** Entries with chart source code **

═══

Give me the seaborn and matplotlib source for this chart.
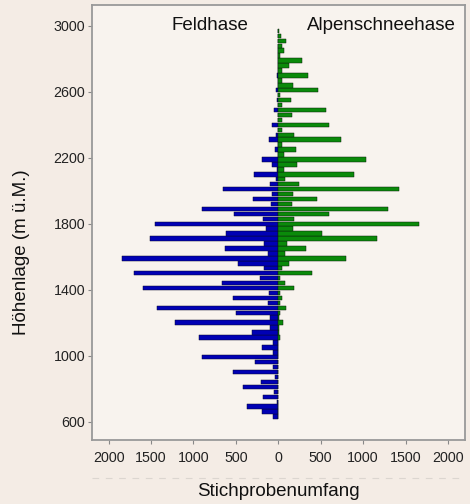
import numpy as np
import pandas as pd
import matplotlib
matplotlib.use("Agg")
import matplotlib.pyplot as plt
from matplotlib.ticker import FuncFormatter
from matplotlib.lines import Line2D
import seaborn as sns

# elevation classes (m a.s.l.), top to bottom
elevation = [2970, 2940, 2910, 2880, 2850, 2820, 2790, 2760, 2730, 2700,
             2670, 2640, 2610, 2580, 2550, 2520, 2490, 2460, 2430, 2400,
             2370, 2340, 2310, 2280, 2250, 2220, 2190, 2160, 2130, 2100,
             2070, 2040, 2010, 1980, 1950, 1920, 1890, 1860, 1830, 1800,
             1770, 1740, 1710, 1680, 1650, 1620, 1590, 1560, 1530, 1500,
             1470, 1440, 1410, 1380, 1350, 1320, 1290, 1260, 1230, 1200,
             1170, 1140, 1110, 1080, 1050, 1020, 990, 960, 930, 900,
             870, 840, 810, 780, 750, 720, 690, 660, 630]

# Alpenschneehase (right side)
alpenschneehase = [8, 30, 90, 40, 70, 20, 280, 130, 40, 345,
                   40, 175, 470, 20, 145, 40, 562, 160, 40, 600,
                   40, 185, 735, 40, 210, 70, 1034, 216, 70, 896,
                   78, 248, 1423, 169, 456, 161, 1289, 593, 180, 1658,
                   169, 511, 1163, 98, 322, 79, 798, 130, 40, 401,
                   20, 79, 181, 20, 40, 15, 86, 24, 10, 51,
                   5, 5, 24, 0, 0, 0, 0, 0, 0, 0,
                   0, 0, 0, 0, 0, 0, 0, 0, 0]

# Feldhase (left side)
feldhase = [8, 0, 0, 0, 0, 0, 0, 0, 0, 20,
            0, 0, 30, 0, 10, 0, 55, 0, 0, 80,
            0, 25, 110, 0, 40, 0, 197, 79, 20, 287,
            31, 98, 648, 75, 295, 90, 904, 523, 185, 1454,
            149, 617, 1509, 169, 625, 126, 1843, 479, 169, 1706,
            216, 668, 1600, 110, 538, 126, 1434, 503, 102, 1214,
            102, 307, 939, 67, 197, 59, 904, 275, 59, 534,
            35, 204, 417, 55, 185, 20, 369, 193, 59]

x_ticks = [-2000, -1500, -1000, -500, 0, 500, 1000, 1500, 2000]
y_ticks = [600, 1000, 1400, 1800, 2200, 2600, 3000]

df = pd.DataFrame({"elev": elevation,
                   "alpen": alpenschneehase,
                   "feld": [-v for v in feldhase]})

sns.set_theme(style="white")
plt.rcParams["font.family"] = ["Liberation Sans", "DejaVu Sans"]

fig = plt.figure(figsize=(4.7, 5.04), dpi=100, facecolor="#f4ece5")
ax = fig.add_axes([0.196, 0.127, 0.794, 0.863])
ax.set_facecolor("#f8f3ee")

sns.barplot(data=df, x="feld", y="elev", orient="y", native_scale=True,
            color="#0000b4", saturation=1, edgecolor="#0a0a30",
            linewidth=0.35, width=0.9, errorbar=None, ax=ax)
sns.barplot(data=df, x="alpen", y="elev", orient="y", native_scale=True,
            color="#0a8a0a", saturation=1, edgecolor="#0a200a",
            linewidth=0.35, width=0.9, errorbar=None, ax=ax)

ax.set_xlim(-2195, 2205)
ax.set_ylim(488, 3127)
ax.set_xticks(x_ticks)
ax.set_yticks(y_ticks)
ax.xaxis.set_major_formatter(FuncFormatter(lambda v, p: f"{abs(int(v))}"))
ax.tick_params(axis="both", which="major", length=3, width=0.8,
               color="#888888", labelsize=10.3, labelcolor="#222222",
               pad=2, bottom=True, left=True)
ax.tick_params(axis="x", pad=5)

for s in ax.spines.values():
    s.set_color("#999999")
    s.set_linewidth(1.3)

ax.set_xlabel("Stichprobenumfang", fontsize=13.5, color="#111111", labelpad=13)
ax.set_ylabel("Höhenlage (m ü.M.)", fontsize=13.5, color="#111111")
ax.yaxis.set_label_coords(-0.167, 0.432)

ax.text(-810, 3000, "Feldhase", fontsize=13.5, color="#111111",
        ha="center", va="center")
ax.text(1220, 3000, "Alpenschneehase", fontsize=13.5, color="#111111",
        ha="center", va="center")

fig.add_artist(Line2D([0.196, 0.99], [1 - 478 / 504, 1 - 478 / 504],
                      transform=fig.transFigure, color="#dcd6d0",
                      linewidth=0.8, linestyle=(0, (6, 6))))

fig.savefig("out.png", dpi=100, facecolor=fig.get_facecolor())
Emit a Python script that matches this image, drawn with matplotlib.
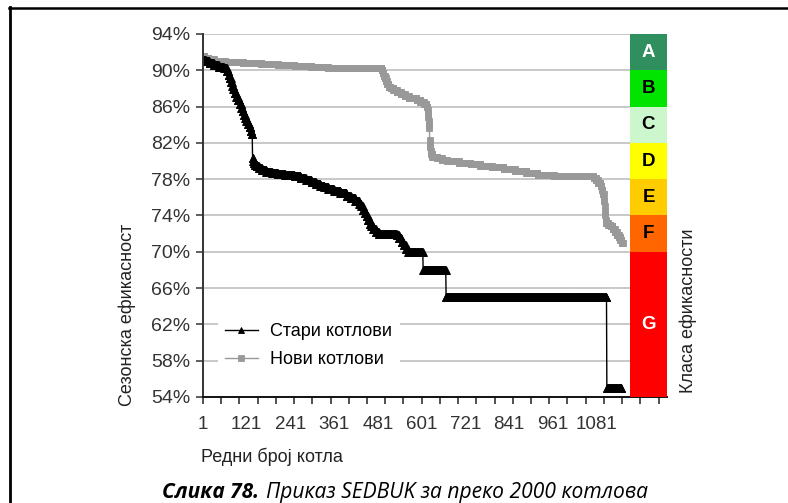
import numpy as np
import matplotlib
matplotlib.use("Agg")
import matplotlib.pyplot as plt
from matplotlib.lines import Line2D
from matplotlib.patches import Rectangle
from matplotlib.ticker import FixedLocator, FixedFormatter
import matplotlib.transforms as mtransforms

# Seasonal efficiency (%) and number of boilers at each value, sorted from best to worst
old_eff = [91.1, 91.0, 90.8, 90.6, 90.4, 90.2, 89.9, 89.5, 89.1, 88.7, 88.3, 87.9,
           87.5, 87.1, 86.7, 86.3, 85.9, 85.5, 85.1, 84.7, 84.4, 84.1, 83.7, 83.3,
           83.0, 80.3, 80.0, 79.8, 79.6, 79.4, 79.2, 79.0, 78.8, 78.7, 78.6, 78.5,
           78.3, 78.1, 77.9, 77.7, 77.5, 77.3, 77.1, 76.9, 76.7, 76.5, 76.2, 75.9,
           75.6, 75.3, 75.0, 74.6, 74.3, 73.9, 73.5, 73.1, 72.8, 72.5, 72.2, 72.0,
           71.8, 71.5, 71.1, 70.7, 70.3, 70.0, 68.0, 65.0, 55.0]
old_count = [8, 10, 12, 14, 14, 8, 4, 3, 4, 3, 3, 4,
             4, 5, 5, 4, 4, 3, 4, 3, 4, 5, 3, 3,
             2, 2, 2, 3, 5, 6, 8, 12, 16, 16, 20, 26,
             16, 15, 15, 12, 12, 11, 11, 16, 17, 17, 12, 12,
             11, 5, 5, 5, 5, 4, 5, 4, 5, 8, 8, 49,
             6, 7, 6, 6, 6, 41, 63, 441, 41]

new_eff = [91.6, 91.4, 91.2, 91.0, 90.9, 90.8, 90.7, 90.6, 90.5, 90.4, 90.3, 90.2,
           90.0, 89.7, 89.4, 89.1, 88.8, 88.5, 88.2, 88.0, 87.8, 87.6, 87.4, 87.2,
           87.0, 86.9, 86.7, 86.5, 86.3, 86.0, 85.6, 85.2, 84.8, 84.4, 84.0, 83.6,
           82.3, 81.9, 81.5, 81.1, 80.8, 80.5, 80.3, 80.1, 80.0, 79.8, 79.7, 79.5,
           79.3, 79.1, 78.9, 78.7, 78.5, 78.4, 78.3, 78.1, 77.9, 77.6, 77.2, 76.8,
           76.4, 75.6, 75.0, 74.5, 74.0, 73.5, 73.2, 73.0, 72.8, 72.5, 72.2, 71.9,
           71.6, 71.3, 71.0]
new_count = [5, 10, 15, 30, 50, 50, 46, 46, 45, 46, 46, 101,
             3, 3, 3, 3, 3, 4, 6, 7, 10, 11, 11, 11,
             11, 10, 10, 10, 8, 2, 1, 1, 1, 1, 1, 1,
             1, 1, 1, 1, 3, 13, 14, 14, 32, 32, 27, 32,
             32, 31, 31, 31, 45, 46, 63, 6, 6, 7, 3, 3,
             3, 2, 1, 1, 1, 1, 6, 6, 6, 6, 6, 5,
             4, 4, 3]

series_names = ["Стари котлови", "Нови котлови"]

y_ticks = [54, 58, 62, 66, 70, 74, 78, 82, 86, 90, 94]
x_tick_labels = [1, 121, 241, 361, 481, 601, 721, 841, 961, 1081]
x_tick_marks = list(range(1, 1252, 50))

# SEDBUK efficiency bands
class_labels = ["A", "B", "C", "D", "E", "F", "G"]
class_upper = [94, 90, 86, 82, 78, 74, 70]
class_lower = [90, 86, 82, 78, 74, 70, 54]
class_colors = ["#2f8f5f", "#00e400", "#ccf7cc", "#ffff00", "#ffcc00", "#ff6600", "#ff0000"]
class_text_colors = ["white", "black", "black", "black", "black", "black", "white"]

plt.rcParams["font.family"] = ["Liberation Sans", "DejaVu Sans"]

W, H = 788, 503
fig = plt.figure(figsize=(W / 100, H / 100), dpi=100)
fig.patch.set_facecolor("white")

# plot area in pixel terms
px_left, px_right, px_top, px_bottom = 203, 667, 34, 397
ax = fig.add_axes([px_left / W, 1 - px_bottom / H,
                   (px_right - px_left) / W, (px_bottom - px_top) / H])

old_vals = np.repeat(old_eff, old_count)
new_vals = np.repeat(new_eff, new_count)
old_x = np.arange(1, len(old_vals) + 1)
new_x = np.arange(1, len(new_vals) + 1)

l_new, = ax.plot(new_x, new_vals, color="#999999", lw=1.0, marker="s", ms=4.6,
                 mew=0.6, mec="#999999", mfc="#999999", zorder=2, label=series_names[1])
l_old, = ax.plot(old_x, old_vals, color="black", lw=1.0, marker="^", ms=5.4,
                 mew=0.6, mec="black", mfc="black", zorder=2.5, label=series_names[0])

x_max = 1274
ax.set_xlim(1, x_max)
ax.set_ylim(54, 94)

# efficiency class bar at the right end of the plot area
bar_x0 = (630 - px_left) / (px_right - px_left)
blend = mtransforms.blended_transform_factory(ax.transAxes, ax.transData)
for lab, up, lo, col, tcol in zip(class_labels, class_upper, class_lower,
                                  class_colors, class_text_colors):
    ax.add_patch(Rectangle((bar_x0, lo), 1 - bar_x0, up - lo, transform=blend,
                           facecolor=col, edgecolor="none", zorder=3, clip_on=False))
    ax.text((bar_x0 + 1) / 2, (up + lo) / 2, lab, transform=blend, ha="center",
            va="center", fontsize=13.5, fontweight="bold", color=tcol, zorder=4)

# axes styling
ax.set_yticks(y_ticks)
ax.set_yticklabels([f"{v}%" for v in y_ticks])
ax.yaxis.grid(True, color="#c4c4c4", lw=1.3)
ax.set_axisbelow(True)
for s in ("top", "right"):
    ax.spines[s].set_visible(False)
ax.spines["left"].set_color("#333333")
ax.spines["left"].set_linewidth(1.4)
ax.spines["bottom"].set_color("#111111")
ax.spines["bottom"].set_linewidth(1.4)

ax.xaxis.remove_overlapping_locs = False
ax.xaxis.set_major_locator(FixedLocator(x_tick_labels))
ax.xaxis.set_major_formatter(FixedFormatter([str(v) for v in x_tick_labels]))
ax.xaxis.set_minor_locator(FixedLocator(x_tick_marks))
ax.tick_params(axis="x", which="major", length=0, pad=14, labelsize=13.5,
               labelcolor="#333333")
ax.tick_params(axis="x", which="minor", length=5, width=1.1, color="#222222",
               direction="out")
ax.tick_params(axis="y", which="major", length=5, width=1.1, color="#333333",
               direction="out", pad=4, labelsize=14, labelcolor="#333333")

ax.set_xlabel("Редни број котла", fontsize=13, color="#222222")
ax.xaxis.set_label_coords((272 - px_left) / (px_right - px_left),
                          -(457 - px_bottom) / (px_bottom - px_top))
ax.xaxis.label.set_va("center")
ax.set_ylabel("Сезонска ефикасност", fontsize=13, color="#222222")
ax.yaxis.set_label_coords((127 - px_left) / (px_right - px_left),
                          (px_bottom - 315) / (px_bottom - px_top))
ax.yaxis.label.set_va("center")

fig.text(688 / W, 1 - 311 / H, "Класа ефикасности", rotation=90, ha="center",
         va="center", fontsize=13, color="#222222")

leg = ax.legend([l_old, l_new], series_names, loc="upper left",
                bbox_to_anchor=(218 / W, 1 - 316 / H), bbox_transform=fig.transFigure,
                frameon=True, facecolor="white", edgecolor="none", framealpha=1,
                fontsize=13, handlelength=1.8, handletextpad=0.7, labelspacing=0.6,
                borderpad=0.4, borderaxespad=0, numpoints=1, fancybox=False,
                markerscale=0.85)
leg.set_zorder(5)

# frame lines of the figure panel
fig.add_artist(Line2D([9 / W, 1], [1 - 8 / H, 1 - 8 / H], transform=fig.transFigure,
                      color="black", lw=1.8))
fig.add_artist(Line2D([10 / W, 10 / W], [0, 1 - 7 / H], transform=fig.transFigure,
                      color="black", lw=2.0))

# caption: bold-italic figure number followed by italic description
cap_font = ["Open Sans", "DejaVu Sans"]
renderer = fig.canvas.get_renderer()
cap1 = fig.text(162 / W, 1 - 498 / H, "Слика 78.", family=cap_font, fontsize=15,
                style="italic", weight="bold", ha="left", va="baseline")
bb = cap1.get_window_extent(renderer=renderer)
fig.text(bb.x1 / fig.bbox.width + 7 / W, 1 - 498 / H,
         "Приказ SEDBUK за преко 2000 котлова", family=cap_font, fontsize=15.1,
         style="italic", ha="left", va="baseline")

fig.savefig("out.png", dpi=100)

═══

** WHAT NEEDS TO BE DONE **
Print exactly the lines from the line containing "Emit a Python" through the line containing "import matplotlib.transforms as mtransforms", and omit any picture found among them.

** RESULT **
Emit a Python script that matches this image, drawn with matplotlib.
import numpy as np
import matplotlib
matplotlib.use("Agg")
import matplotlib.pyplot as plt
from matplotlib.lines import Line2D
from matplotlib.patches import Rectangle
from matplotlib.ticker import FixedLocator, FixedFormatter
import matplotlib.transforms as mtransforms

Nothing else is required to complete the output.